Laws making cannabis possession on-par with a traffic tickets were approved and put into law back in April, which some might see as a directive to police to make marijuana possession a low priority. It seems nobody told the police that though, and since April cops have written about 850 marijuana tickets totaling about $110,000 in fines.


Under the new decriminalized laws, possession of 28 grams or less is a civil violation with a $150 fine. So far, about $61,000 has been collected since April, according to the Providence Journal. According to the law, police also must confiscate the marijuana.
One traffic judge says he’s surprised by the number of tickets, but surmised that the ease at which a cop can issue a pot ticket now has made it much more convenient to write than processing a pot ticket before when it involved arrest. Basically: pot tickets weren’t worth the hassle before, but now they are.

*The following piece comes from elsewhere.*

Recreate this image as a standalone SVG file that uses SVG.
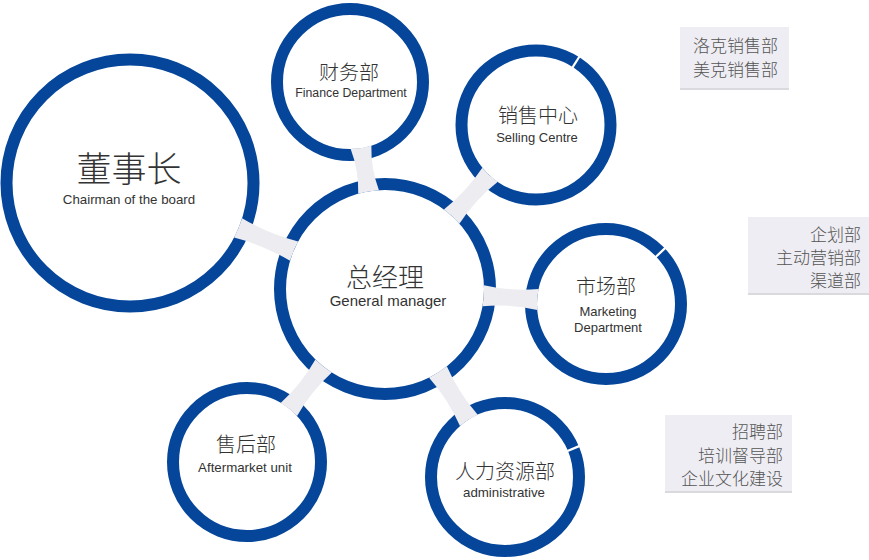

Between April 1 and August 12, 663 adults and 92 children have been issued tickets. State police issued most, presumably during traffic stops on state highways and roads. Providence saw the second-highest number of tickets, followed by Warwick, Cranston and Pawtucket.
While the laws mean that those 663 adults and 92 children avoided jailtime for the possession, they still face increasing fines if they don’t pay up within 30 days. After three months, the $150 fine jumps to $600. The report also doesn’t mention how many people were arrested for possession simply because they didn’t have an ID on them at the time — which is one of the provisions of the new law.
The minors busted will also have to pay a $150 fine as well as complete state-approved drug awareness programs and community service.